>>>>>
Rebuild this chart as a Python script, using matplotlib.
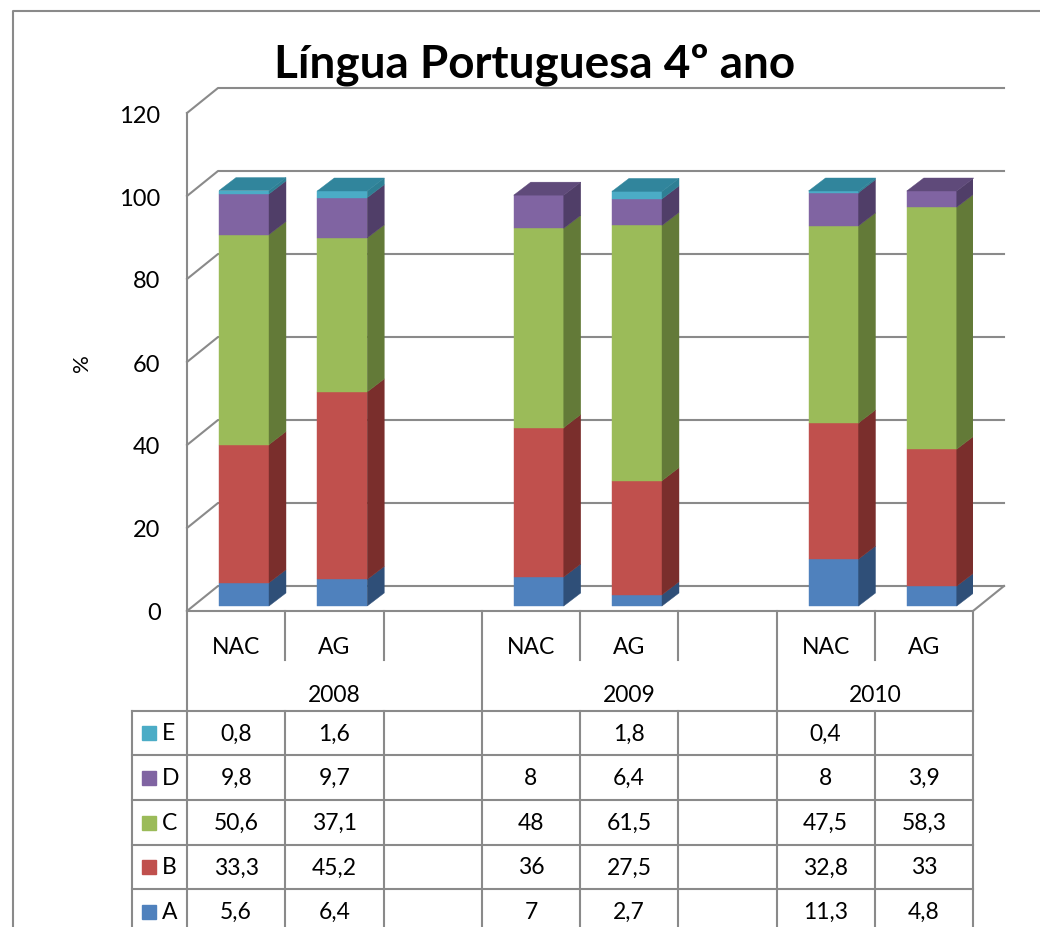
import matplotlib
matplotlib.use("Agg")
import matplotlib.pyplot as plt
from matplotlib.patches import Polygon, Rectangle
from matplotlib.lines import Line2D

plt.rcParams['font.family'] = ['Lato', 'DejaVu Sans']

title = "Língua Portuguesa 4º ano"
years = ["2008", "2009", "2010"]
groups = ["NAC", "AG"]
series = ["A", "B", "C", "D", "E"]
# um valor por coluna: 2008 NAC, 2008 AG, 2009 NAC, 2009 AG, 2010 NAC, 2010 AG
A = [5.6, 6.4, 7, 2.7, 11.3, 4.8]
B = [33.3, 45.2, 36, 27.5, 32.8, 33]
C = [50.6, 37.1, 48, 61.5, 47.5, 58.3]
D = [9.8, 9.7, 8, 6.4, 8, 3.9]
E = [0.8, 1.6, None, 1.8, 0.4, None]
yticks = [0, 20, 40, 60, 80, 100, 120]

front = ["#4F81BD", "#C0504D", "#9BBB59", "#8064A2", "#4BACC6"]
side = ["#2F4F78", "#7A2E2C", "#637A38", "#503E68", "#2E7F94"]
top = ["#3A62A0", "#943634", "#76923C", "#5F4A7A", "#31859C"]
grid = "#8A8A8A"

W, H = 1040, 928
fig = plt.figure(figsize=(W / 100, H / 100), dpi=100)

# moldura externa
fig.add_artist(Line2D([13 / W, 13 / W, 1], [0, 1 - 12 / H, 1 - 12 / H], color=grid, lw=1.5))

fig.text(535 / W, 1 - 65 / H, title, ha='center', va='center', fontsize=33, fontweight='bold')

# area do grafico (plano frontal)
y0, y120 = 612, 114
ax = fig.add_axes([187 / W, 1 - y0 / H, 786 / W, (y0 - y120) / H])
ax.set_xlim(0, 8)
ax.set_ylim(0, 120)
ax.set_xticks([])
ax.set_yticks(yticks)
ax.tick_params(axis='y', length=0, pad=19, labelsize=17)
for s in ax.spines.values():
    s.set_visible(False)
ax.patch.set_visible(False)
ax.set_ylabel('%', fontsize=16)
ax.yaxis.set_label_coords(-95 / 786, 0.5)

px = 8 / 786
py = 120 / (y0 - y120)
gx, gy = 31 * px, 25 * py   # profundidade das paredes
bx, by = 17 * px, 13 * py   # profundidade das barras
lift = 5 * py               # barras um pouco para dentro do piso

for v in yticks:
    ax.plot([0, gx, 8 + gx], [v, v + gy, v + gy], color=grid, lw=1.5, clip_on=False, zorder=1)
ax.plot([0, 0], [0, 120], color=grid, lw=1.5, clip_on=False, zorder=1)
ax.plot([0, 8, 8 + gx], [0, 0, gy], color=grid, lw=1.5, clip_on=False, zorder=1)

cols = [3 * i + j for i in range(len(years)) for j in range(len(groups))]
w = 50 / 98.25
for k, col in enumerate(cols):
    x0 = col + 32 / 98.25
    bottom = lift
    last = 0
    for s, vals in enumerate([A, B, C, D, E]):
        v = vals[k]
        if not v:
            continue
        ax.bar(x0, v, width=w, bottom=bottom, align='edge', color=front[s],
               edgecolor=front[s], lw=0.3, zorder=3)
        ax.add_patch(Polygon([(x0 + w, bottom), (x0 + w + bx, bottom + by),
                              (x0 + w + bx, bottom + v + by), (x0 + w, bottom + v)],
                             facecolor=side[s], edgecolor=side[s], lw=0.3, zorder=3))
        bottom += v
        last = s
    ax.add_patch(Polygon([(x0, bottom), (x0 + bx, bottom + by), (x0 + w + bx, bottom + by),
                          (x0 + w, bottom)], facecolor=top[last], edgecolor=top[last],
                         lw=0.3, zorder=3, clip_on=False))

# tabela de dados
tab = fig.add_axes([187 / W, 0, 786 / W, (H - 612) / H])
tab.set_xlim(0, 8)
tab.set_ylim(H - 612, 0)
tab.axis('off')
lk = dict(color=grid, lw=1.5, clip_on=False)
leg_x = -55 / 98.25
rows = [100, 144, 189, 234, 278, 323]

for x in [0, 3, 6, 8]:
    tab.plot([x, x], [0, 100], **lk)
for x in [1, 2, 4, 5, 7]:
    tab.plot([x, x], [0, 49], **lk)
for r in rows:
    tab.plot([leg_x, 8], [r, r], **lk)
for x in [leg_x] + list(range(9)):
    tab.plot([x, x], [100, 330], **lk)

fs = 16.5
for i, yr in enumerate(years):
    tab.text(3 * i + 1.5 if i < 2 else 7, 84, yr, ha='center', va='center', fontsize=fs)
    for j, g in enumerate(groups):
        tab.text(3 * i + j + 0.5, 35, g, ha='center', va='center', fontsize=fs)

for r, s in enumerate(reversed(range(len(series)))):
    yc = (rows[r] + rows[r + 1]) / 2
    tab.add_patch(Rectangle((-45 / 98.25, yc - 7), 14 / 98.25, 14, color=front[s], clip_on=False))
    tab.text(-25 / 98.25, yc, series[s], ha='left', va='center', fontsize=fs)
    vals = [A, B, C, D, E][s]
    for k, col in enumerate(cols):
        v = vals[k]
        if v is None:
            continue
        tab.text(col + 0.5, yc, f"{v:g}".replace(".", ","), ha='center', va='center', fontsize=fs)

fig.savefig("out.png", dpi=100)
<<<<<
** PROBLEM TO WORK ON **
Please extract exactly the lines of the data, from the first through the line containing "fig.text(535 / W, 1", and add no pictures to the copy.

** FINAL RESULT **
Rebuild this chart as a Python script, using matplotlib.
import matplotlib
matplotlib.use("Agg")
import matplotlib.pyplot as plt
from matplotlib.patches import Polygon, Rectangle
from matplotlib.lines import Line2D

plt.rcParams['font.family'] = ['Lato', 'DejaVu Sans']

title = "Língua Portuguesa 4º ano"
years = ["2008", "2009", "2010"]
groups = ["NAC", "AG"]
series = ["A", "B", "C", "D", "E"]
# um valor por coluna: 2008 NAC, 2008 AG, 2009 NAC, 2009 AG, 2010 NAC, 2010 AG
A = [5.6, 6.4, 7, 2.7, 11.3, 4.8]
B = [33.3, 45.2, 36, 27.5, 32.8, 33]
C = [50.6, 37.1, 48, 61.5, 47.5, 58.3]
D = [9.8, 9.7, 8, 6.4, 8, 3.9]
E = [0.8, 1.6, None, 1.8, 0.4, None]
yticks = [0, 20, 40, 60, 80, 100, 120]

front = ["#4F81BD", "#C0504D", "#9BBB59", "#8064A2", "#4BACC6"]
side = ["#2F4F78", "#7A2E2C", "#637A38", "#503E68", "#2E7F94"]
top = ["#3A62A0", "#943634", "#76923C", "#5F4A7A", "#31859C"]
grid = "#8A8A8A"

W, H = 1040, 928
fig = plt.figure(figsize=(W / 100, H / 100), dpi=100)

# moldura externa
fig.add_artist(Line2D([13 / W, 13 / W, 1], [0, 1 - 12 / H, 1 - 12 / H], color=grid, lw=1.5))

fig.text(535 / W, 1 - 65 / H, title, ha='center', va='center', fontsize=33, fontweight='bold')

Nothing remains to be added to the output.